HRACHIK MANUKYAN                 and   SUSANNA         )
GEVORGYAN,                                             )
                                                       )
       Petitioners,                                    )
                                                       )   PETITION FOR REVIEW OF A
v.                                                     )   DECISION OF THE BOARD OF
                                                       )   IMMIGRATION APPEALS
                                                       )
ALBERTO GONZALES,                                      )
                                                       )
       Respondent.


Before: SILER and GRIFFIN, Circuit Judges; Cook, District Judge.*

       SILER, Circuit Judge. Petitioners Hrachik Manukyan and Susanna Gevorgyan, husband and

wife, petition this court for review of a Board of Immigration Appeals (“Board” or “BIA”) order

denying their motion to reopen removal proceedings. Specifically, they argue that the Board abused

its discretion in denying their motion to reopen because they demonstrated that they suffered

prejudice due to ineffective assistance of counsel as required by Matter of Assaad, 23 I. & N. Dec.

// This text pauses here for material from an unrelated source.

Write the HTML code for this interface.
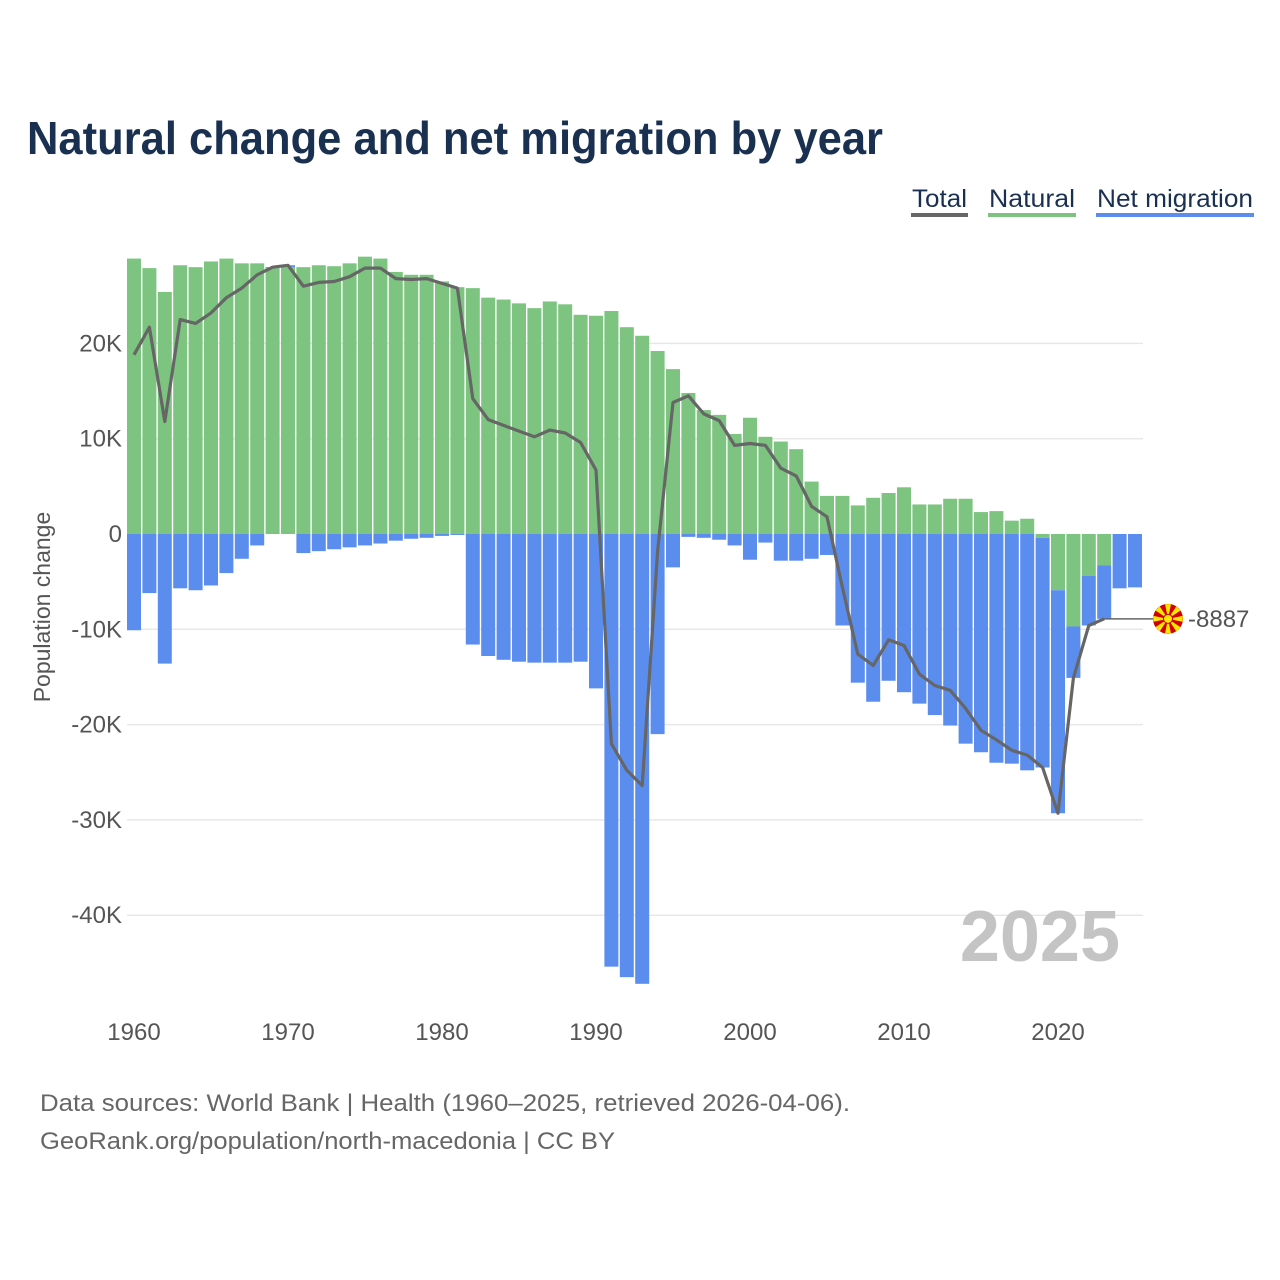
<!DOCTYPE html>
<html><head><meta charset="utf-8"><style>
html,body{margin:0;padding:0;background:#fff;}
svg{display:block;font-family:"Liberation Sans",sans-serif;}
</style></head><body>
<svg id="chart" width="1280" height="1280" viewBox="0 0 1280 1280" xmlns="http://www.w3.org/2000/svg">
<rect width="1280" height="1280" fill="#fff"/>
<text x="27" y="154" font-size="46" font-weight="bold" fill="#1a3050" textLength="856" lengthAdjust="spacingAndGlyphs">Natural change and net migration by year</text>
<g>
<g><text x="912" y="207" font-size="25" fill="#1a3050" textLength="55" lengthAdjust="spacingAndGlyphs">Total</text><rect x="911" y="213" width="57" height="4" fill="#666"/></g>
<g><text x="989" y="207" font-size="25" fill="#1a3050" textLength="86" lengthAdjust="spacingAndGlyphs">Natural</text><rect x="988" y="213" width="88" height="4" fill="#7cc47f"/></g>
<g><text x="1097" y="207" font-size="25" fill="#1a3050" textLength="156" lengthAdjust="spacingAndGlyphs">Net migration</text><rect x="1096" y="213" width="158" height="4" fill="#5b8def"/></g>
</g>
<g id="grid"></g>
<g id="yticks"></g>
<g id="xticks"></g>
<text x="1120" y="961" font-size="72" font-weight="bold" fill="#c4c4c4" text-anchor="end">2025</text>
<g id="bars"></g>
<g id="lines"></g>
<text transform="translate(50,607) rotate(-90)" font-size="23" fill="#555" text-anchor="middle">Population change</text>
<text x="40" y="1111" font-size="24" fill="#666" textLength="810" lengthAdjust="spacingAndGlyphs">Data sources: World Bank | Health (1960–2025, retrieved 2026-04-06).</text>
<text x="40" y="1149" font-size="24" fill="#666" textLength="575" lengthAdjust="spacingAndGlyphs">GeoRank.org/population/north-macedonia | CC BY</text>
</svg>
<script>
const years = [];
for (let y = 1960; y <= 2025; y++) years.push(y);
const natural = [28.9,27.9,25.4,28.2,28.0,28.6,28.9,28.4,28.4,27.9,
28.0,28.0,28.2,28.1,28.4,29.1,28.9,27.5,27.2,27.2,
26.5,25.9,25.8,24.8,24.6,24.2,23.7,24.4,24.1,23.0,
22.9,23.4,21.7,20.8,19.2,17.3,14.8,13.0,12.5,10.5,
12.2,10.2,9.7,8.9,5.5,4.0,4.0,3.0,3.8,4.3,
4.9,3.1,3.1,3.7,3.7,2.3,2.4,1.4,1.6,-0.4,
-5.9,-9.7,-4.4,-3.3,null,null];
const migration = [-10.1,-6.2,-13.6,-5.7,-5.9,-5.4,-4.1,-2.6,-1.2,0.1,
0.2,-2.0,-1.8,-1.6,-1.4,-1.2,-1.0,-0.7,-0.5,-0.4,
-0.2,-0.1,-11.6,-12.8,-13.2,-13.4,-13.5,-13.5,-13.5,-13.4,
-16.2,-45.4,-46.5,-47.2,-21.0,-3.5,-0.3,-0.4,-0.6,-1.2,
-2.7,-0.9,-2.8,-2.8,-2.6,-2.2,-9.6,-15.6,-17.6,-15.4,
-16.6,-17.8,-19.0,-20.1,-22.0,-22.9,-24.0,-24.1,-24.8,-24.1,
-23.4,-5.4,-5.2,-5.6,-5.7,-5.6];
const yTicks = [20,10,0,-10,-20,-30,-40];
const yTickLabels = ["20K","10K","0","-10K","-20K","-30K","-40K"];
const xTicks = [1960,1970,1980,1990,2000,2010,2020];
const lastLabel = "-8887";

const NS = "http://www.w3.org/2000/svg";
const yScale = v => 534 - v * 9.53;
const xScale = yr => 134 + (yr - 1960) * 15.4;
const BW = 14;
function mk(tag, attrs, parent){const e=document.createElementNS(NS,tag);for(const k in attrs)e.setAttribute(k,attrs[k]);parent.appendChild(e);return e;}
const grid=document.getElementById('grid'), yt=document.getElementById('yticks'), xt=document.getElementById('xticks');
yTicks.forEach((v,i)=>{
  if(v!==0){const g=mk('line',{x1:127,x2:1143,y1:yScale(v),y2:yScale(v),stroke:'#e8e8e8','stroke-width':1.5},grid);
  
  }
  const t=mk('text',{x:122,y:yScale(v)+8,'font-size':24,fill:'#555','text-anchor':'end'},yt);
  t.textContent=yTickLabels[i];
  
  
});
xTicks.forEach(yr=>{
  const t=mk('text',{x:xScale(yr),y:1040,'font-size':24,fill:'#555','text-anchor':'middle'},xt);
  t.textContent=String(yr);
  
  
});
const bars=document.getElementById('bars');
years.forEach((yr,i)=>{
  let pos=0,neg=0;
  [[natural[i],'#7cc47f','bar-natural'],[migration[i],'#5b8def','bar-migration']].forEach(([v,c,n])=>{
    if(v===null||v===undefined)return;
    let y0,y1;
    if(v>=0){y0=pos;y1=pos+v;pos=y1;}else{y0=neg;y1=neg+v;neg=y1;}
    const top=yScale(Math.max(y0,y1)), bot=yScale(Math.min(y0,y1));
    const r=mk('rect',{x:xScale(yr)-BW/2,y:top,width:BW,height:Math.max(0,bot-top),fill:c},bars);
    
    
  });
});
const lines=document.getElementById('lines');
let pts=[];let lastX=0,lastY=0;
years.forEach((yr,i)=>{
  if(natural[i]===null)return;
  const t=natural[i]+migration[i];
  lastX=xScale(yr);lastY=yScale(t);
  pts.push(lastX.toFixed(1)+','+lastY.toFixed(1));
});
const conn=mk('line',{x1:lastX,x2:1153,y1:lastY,y2:lastY,stroke:'#666','stroke-width':1.5},lines);


const pl=mk('polyline',{points:pts.join(' '),fill:'none',stroke:'#666','stroke-width':3.2,'stroke-linejoin':'round'},lines);


const flag=mk('g',{},lines);


const cx=1168,cy=lastY,R=15;
mk('circle',{cx:cx,cy:cy,r:R,fill:'#d20000'},flag);
for(let k=0;k<8;k++){const a=k*Math.PI/4;const w=0.2;
  const p=[[cx,cy],[cx+R*Math.cos(a-w),cy+R*Math.sin(a-w)],[cx+R*Math.cos(a+w),cy+R*Math.sin(a+w)]];
  mk('polygon',{points:p.map(q=>q.join(',')).join(' '),fill:'#ffe600'},flag);}
mk('circle',{cx:cx,cy:cy,r:4.5,fill:'#ffe600',stroke:'#d20000','stroke-width':1},flag);
const lbl=mk('text',{x:1188,y:lastY+8,'font-size':24,fill:'#555'},lines);
lbl.textContent=lastLabel;


</script>
</body></html>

553 (BIA 2003). The petition will be DENIED.

                                        BACKGROUND

       Petitioners, natives and citizens of Armenia, entered the United States as non-immigrant

visitors and overstayed their visas. After the Immigration and Naturalization Service instituted


       *
       The Honorable Julian A. Cook, Jr., United States District Judge for the Eastern District of
Michigan, sitting by designation.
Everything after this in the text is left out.